(Data listing)
####

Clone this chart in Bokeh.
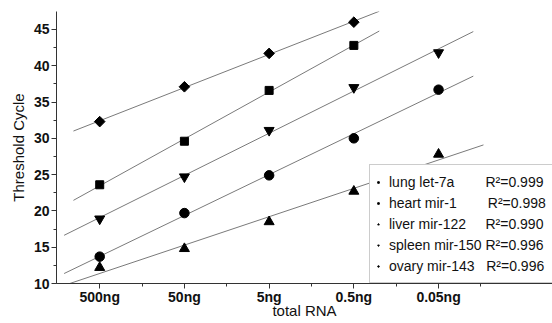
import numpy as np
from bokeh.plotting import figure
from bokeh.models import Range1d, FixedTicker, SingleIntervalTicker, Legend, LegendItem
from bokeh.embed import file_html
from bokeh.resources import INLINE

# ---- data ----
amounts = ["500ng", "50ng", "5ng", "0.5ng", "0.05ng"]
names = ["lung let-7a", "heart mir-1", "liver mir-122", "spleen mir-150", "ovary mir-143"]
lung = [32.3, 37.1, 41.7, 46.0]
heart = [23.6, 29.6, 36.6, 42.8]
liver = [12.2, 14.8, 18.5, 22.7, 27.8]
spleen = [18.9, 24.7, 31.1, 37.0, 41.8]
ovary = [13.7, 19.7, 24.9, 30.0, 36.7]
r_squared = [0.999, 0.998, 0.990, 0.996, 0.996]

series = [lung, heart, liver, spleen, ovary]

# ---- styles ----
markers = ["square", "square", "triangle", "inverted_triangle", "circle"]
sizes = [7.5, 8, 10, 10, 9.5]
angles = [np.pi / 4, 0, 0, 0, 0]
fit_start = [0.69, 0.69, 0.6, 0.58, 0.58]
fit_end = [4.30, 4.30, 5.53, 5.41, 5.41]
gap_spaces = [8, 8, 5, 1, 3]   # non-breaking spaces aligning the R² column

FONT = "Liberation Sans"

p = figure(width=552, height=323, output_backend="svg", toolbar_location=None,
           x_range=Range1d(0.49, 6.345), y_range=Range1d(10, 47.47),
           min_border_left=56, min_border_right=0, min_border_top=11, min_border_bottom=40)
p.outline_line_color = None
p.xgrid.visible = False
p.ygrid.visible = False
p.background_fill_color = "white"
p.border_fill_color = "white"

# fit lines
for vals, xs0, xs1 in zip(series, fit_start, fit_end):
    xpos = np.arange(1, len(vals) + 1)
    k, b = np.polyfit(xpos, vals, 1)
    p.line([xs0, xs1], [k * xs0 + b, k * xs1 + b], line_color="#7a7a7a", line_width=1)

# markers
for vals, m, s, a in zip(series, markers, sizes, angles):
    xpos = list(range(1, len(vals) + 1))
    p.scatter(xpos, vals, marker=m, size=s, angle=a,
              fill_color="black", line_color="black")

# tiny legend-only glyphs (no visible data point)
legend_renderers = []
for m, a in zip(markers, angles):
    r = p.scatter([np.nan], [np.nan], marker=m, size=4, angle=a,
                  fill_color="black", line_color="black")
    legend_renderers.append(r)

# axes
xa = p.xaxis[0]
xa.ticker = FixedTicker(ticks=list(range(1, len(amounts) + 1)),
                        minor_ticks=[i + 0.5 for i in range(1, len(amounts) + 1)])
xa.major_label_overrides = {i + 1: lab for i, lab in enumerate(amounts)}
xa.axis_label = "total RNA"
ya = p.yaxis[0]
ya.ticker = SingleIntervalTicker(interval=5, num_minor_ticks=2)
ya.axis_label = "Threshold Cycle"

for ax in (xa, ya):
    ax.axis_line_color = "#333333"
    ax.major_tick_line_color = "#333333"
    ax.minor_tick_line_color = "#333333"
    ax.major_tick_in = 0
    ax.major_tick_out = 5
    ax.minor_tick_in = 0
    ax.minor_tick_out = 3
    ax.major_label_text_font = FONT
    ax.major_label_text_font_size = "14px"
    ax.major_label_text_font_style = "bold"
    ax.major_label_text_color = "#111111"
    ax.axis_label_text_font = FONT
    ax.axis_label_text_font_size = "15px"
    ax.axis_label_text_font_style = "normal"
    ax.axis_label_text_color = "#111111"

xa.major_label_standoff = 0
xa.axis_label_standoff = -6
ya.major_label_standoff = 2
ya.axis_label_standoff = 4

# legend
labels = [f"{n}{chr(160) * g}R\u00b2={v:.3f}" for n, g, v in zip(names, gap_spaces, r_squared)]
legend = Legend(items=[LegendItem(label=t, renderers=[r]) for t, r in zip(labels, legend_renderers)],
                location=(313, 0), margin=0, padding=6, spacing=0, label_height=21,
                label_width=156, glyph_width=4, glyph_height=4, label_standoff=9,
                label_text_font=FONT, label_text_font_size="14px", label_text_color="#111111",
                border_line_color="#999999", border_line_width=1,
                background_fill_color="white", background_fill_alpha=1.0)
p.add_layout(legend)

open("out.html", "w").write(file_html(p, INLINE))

####

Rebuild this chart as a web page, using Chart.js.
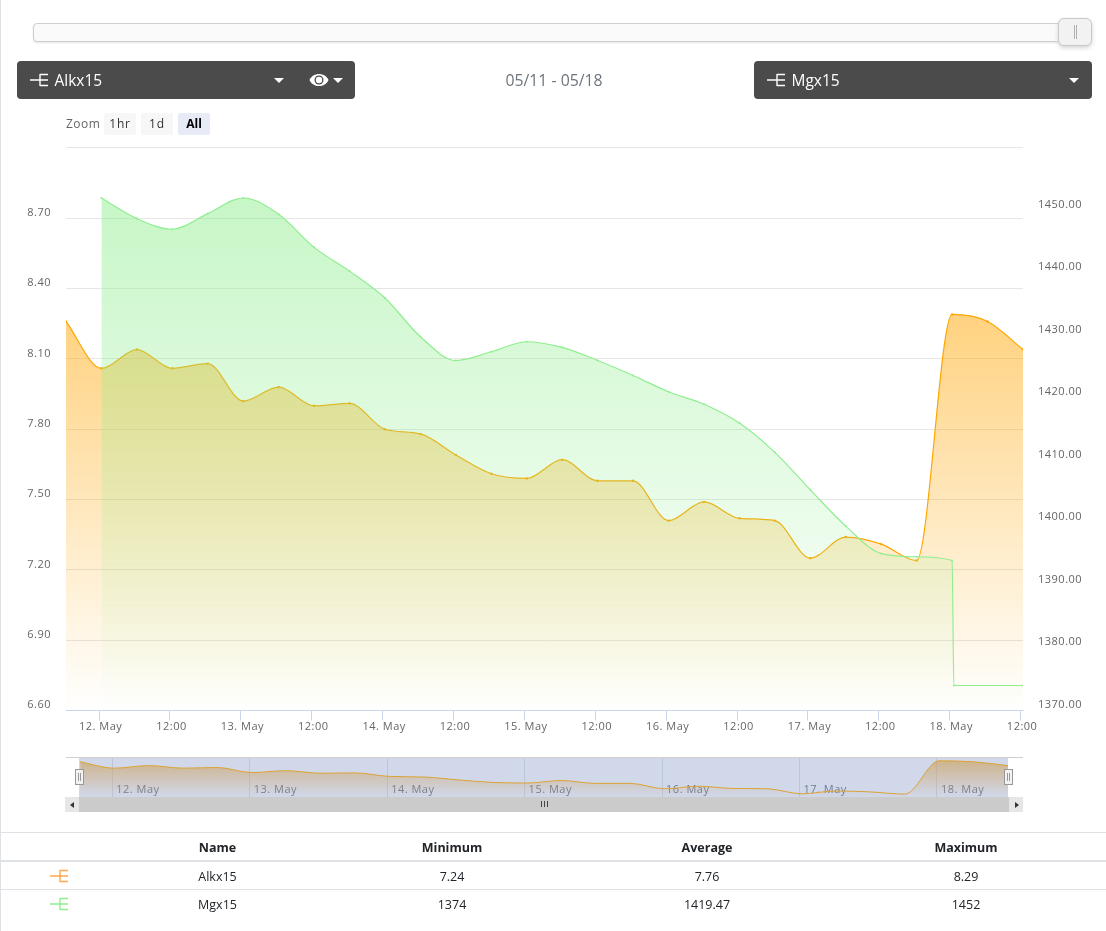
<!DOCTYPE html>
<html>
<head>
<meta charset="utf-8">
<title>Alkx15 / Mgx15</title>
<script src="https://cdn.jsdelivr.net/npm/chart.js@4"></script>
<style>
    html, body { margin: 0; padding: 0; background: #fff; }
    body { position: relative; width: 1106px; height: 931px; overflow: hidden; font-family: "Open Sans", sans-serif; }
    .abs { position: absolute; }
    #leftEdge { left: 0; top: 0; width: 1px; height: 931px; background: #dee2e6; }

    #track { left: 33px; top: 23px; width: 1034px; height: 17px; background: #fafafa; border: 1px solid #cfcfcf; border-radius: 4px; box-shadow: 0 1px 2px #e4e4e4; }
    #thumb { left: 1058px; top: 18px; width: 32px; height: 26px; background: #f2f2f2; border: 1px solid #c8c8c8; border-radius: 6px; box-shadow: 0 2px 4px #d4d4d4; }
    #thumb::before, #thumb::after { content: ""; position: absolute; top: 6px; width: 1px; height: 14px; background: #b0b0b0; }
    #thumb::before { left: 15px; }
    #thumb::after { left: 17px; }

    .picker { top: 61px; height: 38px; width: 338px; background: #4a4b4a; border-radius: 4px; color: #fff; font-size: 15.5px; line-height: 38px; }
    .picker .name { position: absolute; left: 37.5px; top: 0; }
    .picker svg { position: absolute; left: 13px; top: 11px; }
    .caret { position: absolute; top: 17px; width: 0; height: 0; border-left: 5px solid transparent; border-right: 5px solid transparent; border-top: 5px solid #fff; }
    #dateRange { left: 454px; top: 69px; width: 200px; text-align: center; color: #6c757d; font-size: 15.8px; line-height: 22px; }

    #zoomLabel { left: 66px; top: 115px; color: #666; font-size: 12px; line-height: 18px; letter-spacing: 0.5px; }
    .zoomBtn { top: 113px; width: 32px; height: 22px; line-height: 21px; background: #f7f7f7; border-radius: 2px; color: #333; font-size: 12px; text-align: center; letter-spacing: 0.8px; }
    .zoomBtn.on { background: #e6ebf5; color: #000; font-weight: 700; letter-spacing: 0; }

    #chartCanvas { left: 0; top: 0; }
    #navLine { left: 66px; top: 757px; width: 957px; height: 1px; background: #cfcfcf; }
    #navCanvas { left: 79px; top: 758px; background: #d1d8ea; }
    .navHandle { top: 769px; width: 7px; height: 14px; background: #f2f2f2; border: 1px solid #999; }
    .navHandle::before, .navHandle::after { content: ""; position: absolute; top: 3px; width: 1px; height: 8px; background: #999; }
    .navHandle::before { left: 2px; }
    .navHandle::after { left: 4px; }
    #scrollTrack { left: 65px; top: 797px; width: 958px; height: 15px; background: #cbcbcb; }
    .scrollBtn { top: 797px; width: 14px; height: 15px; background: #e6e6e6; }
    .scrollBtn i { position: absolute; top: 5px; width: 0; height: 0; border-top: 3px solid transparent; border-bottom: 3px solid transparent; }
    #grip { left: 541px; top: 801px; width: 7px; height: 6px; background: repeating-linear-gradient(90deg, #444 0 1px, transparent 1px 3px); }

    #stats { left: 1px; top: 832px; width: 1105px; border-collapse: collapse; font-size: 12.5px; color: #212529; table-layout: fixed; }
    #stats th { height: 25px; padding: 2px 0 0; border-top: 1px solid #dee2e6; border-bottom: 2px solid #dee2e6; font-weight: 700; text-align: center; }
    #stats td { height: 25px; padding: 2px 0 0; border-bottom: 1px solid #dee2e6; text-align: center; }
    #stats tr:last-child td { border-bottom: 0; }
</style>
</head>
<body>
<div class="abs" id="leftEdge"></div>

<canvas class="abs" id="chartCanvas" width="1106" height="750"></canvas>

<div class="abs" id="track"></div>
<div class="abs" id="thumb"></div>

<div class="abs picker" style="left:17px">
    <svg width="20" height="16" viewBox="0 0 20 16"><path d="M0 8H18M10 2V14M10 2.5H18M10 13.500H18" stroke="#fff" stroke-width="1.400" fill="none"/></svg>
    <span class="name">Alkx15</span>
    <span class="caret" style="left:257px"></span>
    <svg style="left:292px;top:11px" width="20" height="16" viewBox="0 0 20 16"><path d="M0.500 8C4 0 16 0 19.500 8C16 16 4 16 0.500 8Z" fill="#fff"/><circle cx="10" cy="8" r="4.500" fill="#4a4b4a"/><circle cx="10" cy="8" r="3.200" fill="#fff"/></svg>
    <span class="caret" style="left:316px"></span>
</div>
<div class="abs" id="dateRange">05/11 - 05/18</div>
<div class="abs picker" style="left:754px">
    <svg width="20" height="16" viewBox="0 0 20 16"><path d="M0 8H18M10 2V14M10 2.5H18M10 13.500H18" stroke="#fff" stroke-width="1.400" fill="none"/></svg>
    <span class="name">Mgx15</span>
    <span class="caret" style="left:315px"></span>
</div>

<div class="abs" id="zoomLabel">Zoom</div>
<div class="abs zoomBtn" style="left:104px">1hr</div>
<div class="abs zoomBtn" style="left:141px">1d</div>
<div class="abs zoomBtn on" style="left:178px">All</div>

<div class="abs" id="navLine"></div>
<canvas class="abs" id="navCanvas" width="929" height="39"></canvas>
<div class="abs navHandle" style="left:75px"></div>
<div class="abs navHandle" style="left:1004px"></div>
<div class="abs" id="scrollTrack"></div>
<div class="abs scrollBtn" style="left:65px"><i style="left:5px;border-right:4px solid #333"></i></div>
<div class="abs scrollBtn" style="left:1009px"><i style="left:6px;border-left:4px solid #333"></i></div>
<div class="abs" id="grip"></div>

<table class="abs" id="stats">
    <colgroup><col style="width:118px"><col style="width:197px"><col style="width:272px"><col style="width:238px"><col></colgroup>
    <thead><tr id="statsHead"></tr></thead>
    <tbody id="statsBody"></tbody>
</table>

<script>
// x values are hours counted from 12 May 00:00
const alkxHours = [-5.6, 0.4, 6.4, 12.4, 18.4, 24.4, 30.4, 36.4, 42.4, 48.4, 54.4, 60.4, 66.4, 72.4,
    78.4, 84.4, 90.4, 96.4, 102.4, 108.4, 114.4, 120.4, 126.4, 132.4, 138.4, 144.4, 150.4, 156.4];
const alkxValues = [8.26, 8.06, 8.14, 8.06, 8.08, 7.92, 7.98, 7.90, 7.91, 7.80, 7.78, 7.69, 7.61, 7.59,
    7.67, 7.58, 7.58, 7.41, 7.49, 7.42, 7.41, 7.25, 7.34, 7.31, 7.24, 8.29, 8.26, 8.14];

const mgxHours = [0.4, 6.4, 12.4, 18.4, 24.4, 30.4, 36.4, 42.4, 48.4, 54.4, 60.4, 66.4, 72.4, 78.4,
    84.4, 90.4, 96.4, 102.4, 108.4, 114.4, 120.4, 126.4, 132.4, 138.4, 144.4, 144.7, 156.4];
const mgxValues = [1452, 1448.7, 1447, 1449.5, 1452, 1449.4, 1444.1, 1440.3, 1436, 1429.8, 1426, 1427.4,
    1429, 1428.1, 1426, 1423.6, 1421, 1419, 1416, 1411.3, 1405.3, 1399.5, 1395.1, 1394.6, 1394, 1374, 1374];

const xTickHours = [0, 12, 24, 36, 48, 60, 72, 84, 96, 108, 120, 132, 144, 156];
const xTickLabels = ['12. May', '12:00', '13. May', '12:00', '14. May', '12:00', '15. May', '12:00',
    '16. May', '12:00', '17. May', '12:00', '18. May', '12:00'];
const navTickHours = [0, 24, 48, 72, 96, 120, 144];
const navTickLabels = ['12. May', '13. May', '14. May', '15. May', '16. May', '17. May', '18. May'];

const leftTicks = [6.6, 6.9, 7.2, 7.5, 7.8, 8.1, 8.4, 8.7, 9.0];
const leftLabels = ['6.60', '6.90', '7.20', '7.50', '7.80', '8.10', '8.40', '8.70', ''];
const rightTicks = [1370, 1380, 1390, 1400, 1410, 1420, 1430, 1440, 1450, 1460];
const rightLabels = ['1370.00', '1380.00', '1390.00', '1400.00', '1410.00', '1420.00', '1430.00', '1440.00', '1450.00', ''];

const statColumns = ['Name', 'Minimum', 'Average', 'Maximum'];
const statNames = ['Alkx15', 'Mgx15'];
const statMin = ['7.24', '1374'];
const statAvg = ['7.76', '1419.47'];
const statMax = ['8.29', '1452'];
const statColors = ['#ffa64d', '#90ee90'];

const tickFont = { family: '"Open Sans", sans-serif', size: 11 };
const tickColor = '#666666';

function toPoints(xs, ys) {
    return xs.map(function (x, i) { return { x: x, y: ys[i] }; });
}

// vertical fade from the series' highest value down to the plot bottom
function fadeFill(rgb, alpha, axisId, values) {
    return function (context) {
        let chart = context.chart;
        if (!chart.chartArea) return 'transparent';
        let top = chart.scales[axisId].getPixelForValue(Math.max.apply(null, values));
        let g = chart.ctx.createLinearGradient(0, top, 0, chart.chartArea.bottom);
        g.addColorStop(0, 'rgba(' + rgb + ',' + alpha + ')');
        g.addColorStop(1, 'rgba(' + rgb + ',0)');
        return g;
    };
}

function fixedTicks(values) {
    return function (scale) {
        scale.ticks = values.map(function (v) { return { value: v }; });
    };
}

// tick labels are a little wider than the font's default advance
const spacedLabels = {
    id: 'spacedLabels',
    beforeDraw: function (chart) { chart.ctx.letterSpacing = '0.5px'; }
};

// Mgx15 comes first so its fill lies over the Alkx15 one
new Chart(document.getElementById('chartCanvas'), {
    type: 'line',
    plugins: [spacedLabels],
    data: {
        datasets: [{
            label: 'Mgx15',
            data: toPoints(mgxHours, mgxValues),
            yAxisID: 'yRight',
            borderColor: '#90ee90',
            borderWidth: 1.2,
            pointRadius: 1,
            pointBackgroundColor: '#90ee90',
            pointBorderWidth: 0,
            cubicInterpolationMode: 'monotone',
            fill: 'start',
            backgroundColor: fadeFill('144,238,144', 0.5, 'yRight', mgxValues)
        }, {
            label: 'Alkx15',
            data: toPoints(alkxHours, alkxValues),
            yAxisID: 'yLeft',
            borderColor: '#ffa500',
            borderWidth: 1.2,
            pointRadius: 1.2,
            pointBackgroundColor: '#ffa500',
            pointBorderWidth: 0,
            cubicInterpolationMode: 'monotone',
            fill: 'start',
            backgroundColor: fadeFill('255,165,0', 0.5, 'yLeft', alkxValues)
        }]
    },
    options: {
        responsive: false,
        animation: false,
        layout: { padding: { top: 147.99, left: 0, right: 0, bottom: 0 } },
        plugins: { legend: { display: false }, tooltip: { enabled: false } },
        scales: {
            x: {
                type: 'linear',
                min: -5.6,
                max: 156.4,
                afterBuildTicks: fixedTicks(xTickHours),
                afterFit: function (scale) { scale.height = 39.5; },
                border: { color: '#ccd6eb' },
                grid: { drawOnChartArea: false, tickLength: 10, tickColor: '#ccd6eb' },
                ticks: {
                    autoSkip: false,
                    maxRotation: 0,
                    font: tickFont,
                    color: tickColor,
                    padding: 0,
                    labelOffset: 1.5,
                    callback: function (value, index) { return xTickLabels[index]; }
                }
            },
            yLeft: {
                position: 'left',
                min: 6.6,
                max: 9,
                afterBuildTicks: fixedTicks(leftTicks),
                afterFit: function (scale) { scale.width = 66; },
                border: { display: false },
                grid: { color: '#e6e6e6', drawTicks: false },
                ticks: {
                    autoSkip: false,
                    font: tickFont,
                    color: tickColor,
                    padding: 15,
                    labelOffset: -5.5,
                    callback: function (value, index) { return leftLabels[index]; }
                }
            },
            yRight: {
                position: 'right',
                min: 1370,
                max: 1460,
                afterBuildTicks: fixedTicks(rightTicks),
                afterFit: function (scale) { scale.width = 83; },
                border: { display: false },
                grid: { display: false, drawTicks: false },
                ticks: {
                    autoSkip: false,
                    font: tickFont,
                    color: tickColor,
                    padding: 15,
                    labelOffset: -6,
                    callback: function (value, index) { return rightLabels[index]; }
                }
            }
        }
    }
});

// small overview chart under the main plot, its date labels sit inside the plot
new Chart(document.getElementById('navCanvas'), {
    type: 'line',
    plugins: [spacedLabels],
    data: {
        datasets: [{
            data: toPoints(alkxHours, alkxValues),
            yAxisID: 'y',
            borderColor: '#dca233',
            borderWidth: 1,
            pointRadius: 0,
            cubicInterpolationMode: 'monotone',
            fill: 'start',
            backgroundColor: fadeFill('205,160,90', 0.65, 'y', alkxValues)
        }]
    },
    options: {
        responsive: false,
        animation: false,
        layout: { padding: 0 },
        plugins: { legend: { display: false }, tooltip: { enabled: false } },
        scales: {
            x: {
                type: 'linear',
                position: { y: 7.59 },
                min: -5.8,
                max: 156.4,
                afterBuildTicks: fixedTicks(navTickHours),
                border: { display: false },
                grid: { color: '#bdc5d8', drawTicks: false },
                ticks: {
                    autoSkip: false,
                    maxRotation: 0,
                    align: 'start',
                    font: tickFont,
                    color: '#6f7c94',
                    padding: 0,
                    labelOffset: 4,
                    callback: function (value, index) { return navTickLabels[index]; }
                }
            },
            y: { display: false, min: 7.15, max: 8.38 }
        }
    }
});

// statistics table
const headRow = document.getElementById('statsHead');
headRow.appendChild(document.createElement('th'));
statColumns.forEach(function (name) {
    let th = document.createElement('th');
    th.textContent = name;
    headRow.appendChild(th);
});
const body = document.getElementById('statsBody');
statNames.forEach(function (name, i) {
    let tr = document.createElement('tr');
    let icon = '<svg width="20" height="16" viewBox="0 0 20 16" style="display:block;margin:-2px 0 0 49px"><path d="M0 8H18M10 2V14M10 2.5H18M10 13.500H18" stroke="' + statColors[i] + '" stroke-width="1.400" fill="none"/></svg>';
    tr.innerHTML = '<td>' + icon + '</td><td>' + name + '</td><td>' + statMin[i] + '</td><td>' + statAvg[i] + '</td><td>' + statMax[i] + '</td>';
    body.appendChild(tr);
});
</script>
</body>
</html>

####

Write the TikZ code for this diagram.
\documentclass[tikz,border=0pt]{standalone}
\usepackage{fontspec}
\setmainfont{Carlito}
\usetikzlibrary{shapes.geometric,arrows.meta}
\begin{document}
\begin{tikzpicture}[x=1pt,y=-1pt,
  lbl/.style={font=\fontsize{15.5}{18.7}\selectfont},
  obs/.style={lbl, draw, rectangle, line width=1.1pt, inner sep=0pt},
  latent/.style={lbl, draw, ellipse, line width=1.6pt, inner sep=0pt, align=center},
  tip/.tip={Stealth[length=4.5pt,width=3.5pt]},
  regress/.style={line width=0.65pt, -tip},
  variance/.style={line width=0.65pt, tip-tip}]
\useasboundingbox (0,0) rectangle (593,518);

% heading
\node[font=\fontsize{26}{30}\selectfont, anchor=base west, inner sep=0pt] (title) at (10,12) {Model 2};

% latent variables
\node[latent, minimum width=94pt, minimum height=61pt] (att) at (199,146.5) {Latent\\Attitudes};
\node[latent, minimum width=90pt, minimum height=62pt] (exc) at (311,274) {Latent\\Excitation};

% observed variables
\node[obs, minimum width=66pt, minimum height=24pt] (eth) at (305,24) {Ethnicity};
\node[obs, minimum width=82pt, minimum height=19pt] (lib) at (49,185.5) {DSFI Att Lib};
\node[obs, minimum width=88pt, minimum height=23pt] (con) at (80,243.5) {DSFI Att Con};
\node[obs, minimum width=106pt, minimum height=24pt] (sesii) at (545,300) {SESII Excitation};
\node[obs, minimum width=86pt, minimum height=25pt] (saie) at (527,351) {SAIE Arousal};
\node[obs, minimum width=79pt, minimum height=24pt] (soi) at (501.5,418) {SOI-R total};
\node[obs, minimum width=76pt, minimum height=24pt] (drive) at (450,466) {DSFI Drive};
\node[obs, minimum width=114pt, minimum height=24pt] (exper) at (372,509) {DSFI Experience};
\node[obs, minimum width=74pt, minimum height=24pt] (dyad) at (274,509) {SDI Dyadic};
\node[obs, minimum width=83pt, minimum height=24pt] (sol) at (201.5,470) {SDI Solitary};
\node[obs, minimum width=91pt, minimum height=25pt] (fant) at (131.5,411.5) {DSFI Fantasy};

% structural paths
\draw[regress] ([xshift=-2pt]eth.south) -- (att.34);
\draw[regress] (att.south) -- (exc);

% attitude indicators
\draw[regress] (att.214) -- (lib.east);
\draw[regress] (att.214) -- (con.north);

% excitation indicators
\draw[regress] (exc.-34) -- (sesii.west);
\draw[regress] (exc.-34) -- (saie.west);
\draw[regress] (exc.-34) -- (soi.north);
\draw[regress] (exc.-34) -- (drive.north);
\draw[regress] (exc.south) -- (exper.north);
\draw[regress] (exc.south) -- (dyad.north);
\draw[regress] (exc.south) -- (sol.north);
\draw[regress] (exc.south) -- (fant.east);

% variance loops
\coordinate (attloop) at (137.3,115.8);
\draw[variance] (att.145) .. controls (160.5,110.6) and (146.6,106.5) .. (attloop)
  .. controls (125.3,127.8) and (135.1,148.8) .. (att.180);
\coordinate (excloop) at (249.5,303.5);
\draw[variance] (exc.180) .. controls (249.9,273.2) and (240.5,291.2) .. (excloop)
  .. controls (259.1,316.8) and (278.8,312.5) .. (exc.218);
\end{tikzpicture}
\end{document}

####

Give back exactly the lines from the one that holds "Rebuild this chart" to the one that holds "0; width: 1px;", with both ends and without the images.

Rebuild this chart as a web page, using Chart.js.
<!DOCTYPE html>
<html>
<head>
<meta charset="utf-8">
<title>Alkx15 / Mgx15</title>
<script src="https://cdn.jsdelivr.net/npm/chart.js@4"></script>
<style>
    html, body { margin: 0; padding: 0; background: #fff; }
    body { position: relative; width: 1106px; height: 931px; overflow: hidden; font-family: "Open Sans", sans-serif; }
    .abs { position: absolute; }
    #leftEdge { left: 0; top: 0; width: 1px; height: 931px; background: #dee2e6; }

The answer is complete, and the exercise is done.